Secondly, the renewed buoyancy of Sinhala nationalist politics and increasingly authoritarian government. This builds on quite a long history, but the fresh impulse of the Easter attacks is already discernible. After last year’s aborted coup, the present government is completely fragmented and stagnant. In the forthcoming wave of elections, the events of Easter (and the spin exerted on them) will almost certainly develop a political dynamic. The Rajapaksa family has already played the card that this would not have happened under their watch and will likely campaign on their credentials of strong, nationalistic leadership. It is ironic that their political come-back would be premised on an attack on Christians; after all, it was the Sinhala Buddhist profile of the Rajapaksa government that alienated the Sinhala Christian community, and this was arguably a major reason they lost power in 2015.

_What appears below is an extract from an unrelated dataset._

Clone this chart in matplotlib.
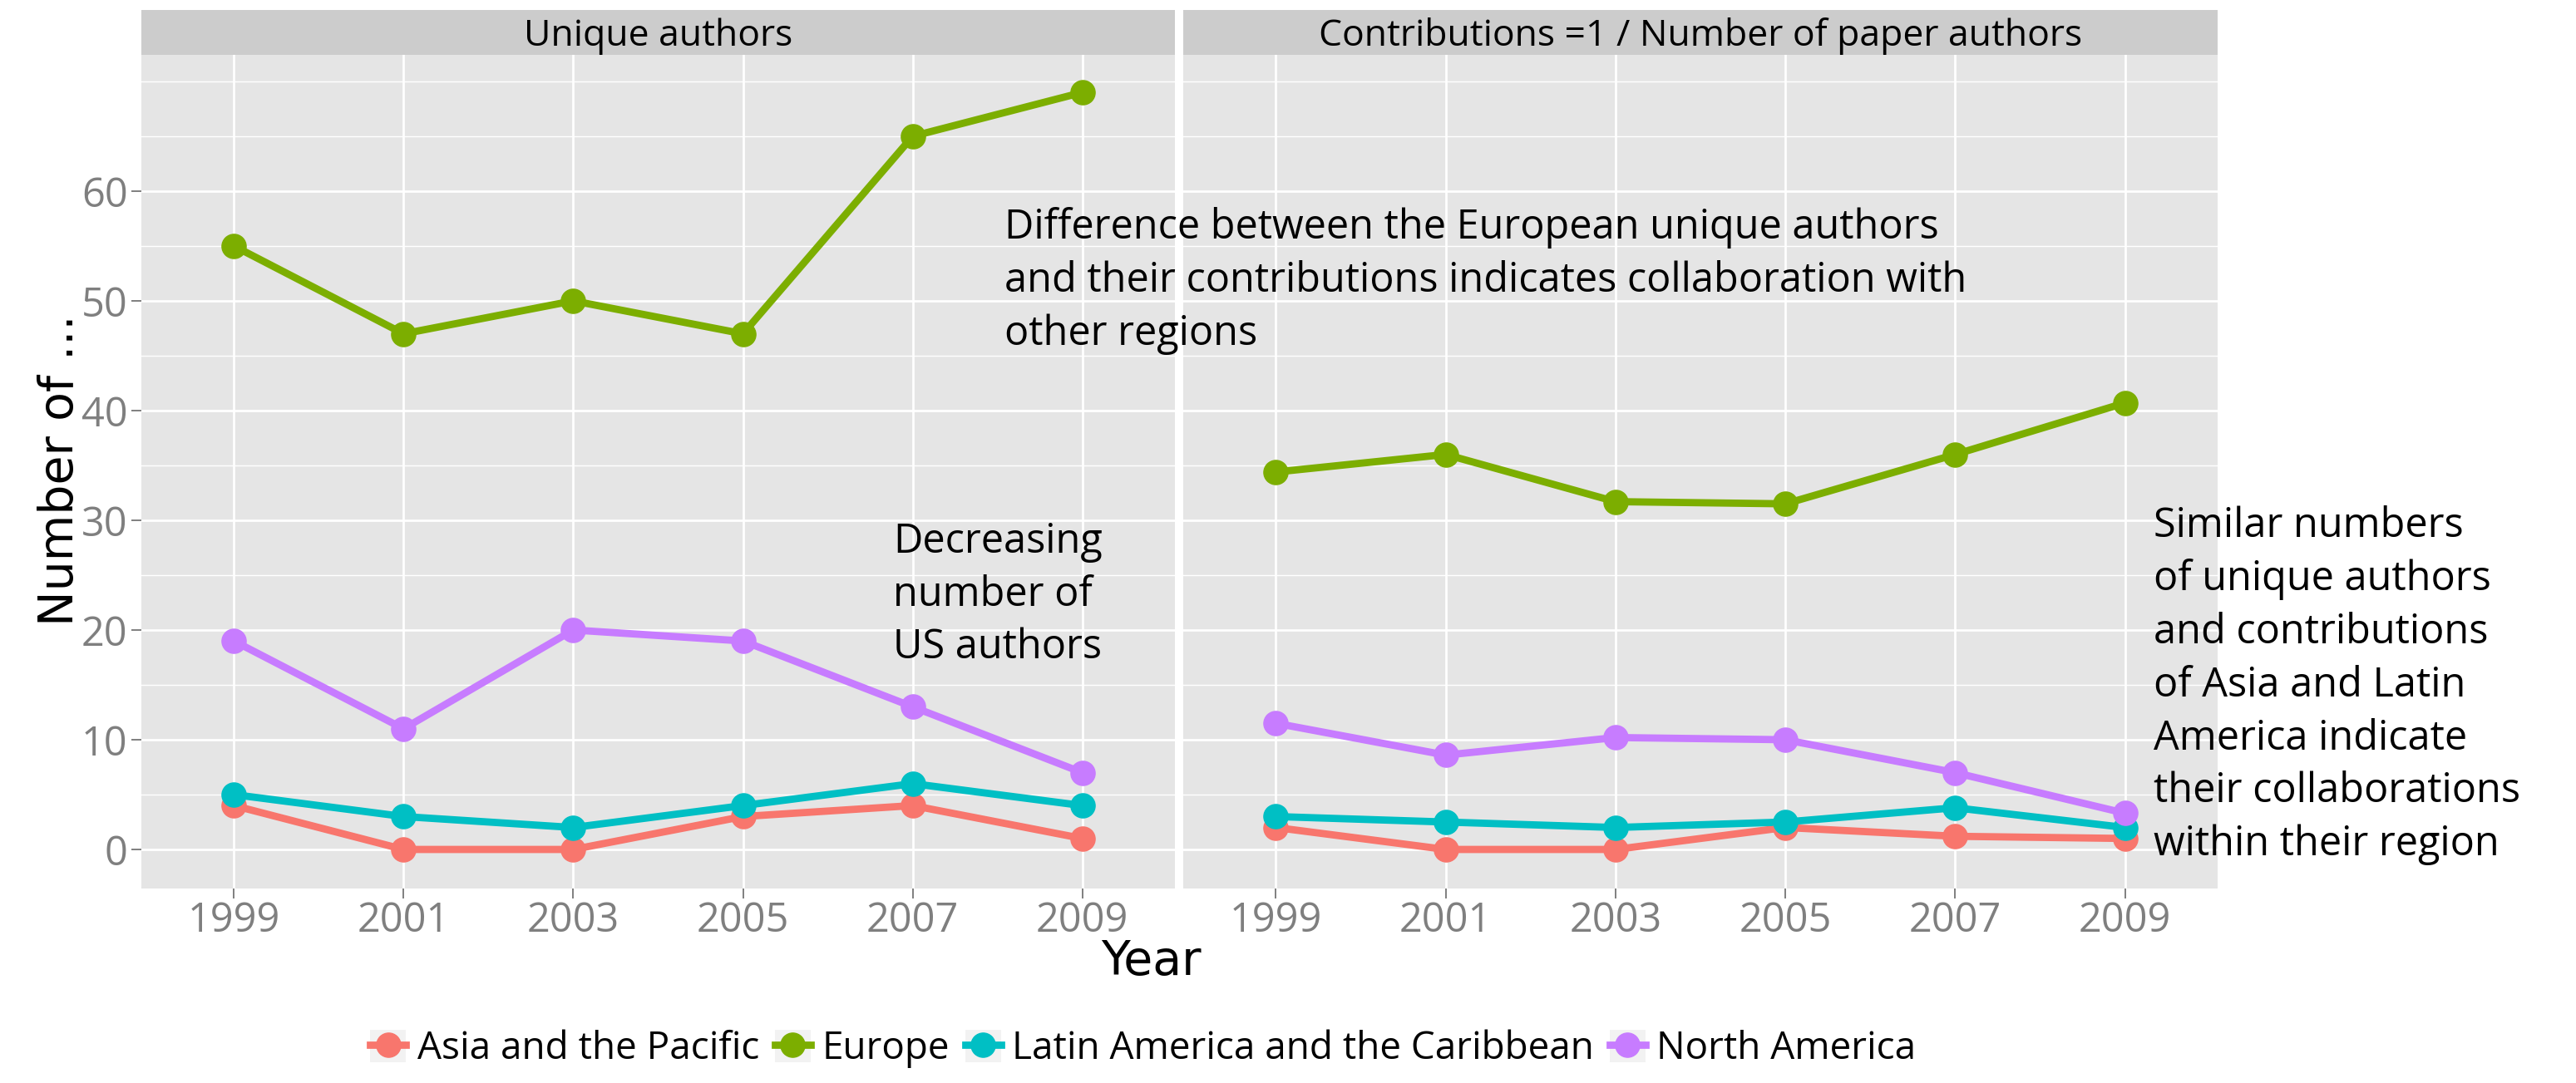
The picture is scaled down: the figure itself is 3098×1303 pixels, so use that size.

Thirdly, Sri Lanka may well come to be seen as part of the global narrative of Islamism and counter-terrorism. Ramping up efforts to pre-empt Muslim terrorism is likely to offer the government a variety of allies with their own Muslim antipathies—Hindu nationalists in India, the Myanmar military, sections of Israel’s Netanyahu government, to name a few, but possibly also Western governments. Under the previous wave of illiberal Sinhala nationalism, Mahinda Rajapaksa’s government (2005-2015) faced international pressure. Now that Sri Lanka is part of the global campaign against Islamic radicalism, that may no longer be the case.